Eagle E-Type Lightweight GT side
Dean Smith

The car’s balance and poise are magical, but its greatest gift is the confidence it inspires, enough for you to constantly want a reminder of what that inline lump of aluminum up front is supposed to do. Which is to rip the air apart in a howling blast of sound. You can feel it coming. The revs build strongly to 3000 rpm, then the exhaust note sharpens and suddenly the horizon is being pulled towards you. Happily, Eagle also fit the largest AP Racing rotors it can squeeze behind those rims. With so little car to slow, the sensation is that it loses speed even more rapidly than it accelerates.

Point to point, this Eagle would probably not be quite as quick as a modern supercar. It doesn’t have the track width, its Vredstein tires are a far cry from the chocolate semi-slicks you get on new supercars, and Eagle refuses to bolt the car to the street with solid springs. To me, these are good things.

The bad? The exhaust note is great but it drowns out the engine. Gear ratios are so high you’re doing 110 mph before you need fourth, let alone fifth gear. However, that’s how the owner wants this car. You don’t have to spec the titanium pipes and this example has the highest of four final drive ratios Eagle provides; if you want one with quarter-mile gearing, or a couple of choices in between, it’s on the menu.

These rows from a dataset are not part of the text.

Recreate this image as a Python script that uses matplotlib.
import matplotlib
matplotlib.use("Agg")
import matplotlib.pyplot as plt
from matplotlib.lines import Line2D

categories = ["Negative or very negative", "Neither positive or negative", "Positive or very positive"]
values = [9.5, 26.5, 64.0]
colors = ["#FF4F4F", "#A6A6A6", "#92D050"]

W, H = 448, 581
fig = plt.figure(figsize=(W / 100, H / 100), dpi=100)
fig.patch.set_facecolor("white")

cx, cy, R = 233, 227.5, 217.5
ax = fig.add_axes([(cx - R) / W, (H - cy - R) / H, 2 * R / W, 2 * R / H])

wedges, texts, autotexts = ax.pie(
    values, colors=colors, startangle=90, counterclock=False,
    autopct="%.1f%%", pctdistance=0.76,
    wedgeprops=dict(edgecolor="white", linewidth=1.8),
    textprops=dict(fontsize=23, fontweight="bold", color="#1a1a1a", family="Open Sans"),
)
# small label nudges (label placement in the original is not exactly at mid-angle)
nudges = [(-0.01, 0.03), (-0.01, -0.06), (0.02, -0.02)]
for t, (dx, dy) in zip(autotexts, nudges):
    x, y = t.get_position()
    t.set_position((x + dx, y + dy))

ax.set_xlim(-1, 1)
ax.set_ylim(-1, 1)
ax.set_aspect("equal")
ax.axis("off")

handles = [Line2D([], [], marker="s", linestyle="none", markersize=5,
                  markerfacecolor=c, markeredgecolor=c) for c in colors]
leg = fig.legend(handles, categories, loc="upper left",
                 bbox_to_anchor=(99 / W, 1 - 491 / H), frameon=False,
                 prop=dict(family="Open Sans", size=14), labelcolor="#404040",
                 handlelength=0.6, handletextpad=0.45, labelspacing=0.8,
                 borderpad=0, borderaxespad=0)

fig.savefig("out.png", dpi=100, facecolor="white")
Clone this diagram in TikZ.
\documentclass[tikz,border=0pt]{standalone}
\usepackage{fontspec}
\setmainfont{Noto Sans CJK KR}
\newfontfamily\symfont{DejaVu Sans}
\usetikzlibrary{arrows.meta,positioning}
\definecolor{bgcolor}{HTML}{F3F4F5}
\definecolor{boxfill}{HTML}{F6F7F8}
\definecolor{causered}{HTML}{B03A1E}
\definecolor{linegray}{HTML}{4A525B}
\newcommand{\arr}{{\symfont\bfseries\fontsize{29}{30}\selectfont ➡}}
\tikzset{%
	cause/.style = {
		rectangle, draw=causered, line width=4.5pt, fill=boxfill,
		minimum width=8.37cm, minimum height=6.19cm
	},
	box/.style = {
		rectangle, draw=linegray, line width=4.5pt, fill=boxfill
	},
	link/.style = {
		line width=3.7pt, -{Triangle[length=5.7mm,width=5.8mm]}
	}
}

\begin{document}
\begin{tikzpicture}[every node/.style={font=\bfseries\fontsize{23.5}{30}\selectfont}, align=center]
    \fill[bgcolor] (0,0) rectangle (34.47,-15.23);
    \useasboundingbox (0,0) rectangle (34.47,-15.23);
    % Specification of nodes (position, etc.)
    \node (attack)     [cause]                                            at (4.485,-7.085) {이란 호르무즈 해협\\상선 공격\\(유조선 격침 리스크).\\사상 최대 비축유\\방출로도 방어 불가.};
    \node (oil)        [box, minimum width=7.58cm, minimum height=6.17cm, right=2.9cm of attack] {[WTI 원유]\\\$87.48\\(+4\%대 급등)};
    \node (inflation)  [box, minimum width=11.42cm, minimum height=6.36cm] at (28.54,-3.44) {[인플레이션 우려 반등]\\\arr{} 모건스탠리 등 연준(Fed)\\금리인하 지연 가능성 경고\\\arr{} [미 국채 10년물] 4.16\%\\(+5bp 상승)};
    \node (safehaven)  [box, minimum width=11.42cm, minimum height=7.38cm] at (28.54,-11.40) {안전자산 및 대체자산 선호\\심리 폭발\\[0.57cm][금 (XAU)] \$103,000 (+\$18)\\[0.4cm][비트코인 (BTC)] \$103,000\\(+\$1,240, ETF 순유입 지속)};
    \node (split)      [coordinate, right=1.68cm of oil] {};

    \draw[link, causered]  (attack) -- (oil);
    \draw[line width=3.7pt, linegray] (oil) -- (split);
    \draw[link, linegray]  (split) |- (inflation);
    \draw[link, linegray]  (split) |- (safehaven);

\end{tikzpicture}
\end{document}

Eagle E-type Lightweight GT Rear Three-Quarter Road Action
Dean Smith

I came to this car hoping that, at best, it would be an E-Type designed with the benefit of most of a lifetime’s hindsight. In truth it is something else entirely, a total reimagining of the quintessential 1960s English sports car. It is today the one thing that had never been possible back then: an E-Type whose looks write no check its engineering cannot cash in full.